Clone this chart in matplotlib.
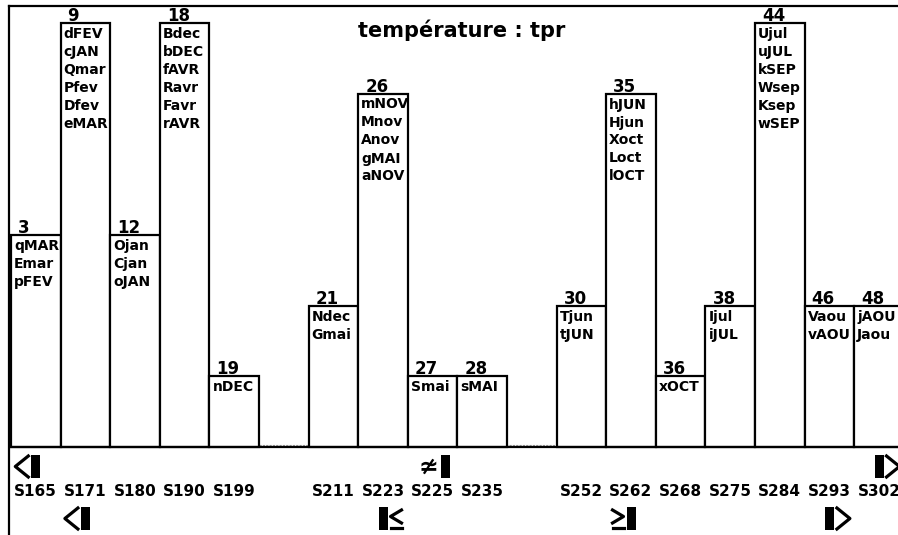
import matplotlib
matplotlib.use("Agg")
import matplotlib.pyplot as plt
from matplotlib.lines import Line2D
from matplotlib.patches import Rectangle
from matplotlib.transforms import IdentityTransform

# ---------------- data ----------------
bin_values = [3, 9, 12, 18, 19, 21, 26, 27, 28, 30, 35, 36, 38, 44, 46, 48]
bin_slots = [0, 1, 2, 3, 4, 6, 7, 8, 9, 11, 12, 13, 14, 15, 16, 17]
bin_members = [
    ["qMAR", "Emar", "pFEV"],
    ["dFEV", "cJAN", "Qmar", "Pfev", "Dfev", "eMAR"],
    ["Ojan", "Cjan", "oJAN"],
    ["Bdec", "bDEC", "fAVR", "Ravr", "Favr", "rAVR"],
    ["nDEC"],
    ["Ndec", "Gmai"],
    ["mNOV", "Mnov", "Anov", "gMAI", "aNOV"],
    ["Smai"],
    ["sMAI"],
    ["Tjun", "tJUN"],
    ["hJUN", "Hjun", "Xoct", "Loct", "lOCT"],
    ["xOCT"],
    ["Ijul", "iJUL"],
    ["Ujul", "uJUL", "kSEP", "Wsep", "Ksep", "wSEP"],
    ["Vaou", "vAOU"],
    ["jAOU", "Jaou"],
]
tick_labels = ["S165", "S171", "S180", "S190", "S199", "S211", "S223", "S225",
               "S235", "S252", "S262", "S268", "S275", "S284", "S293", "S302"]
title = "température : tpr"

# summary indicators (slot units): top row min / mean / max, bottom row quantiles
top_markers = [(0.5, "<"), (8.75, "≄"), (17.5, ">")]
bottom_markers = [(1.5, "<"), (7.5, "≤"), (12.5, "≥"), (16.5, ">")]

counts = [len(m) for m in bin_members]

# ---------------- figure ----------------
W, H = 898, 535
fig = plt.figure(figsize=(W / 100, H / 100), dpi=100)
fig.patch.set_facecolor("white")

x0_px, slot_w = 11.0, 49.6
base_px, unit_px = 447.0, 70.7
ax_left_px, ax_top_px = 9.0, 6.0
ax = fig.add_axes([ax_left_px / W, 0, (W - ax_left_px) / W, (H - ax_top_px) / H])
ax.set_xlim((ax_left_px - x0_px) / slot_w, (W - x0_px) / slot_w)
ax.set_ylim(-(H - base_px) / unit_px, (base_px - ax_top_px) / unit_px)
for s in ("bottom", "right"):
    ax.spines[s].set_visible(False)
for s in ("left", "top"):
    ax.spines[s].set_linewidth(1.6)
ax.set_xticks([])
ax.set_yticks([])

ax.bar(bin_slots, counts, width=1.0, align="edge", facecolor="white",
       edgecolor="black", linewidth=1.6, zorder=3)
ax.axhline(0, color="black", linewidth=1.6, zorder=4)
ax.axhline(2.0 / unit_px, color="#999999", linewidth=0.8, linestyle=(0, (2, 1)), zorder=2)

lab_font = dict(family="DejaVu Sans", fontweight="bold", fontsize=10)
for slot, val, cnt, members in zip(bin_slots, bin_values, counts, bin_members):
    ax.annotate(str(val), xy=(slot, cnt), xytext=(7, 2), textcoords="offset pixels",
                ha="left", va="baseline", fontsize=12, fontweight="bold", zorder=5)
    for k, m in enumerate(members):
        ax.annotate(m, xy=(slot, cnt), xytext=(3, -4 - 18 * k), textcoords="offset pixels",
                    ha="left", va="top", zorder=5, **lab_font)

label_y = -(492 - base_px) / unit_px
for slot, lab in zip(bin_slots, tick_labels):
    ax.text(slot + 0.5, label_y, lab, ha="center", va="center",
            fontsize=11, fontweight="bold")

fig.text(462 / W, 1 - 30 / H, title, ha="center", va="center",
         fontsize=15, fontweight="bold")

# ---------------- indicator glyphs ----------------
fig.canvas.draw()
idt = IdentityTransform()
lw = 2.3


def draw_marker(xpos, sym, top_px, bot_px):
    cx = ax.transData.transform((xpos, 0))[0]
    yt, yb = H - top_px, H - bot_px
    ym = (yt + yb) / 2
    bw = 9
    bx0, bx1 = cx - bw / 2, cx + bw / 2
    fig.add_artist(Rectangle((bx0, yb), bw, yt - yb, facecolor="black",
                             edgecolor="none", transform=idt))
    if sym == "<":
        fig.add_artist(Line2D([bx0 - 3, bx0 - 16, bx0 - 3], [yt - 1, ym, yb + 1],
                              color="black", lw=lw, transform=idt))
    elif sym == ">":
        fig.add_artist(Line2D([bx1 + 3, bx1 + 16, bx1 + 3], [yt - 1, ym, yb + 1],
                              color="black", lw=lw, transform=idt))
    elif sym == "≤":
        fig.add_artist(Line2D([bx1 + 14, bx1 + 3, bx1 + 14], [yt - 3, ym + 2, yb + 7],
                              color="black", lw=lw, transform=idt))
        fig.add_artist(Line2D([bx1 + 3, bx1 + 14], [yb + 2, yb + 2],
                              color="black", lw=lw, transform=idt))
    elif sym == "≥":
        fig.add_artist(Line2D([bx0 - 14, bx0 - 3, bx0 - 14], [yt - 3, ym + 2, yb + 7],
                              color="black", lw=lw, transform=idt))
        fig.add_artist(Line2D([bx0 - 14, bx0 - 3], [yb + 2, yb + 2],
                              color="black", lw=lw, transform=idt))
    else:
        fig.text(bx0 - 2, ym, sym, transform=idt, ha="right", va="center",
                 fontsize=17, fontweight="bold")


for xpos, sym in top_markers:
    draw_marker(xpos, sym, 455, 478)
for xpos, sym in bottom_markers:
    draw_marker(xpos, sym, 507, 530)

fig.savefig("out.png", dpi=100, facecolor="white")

## WHAT YOU WILL DO
Repeat exactly and only the lines from the start of the data above through the line that holds "from matplotlib.transforms import", inclusive. Pictures do not belong in the copy.

## FINAL ANSWER
Clone this chart in matplotlib.
import matplotlib
matplotlib.use("Agg")
import matplotlib.pyplot as plt
from matplotlib.lines import Line2D
from matplotlib.patches import Rectangle
from matplotlib.transforms import IdentityTransform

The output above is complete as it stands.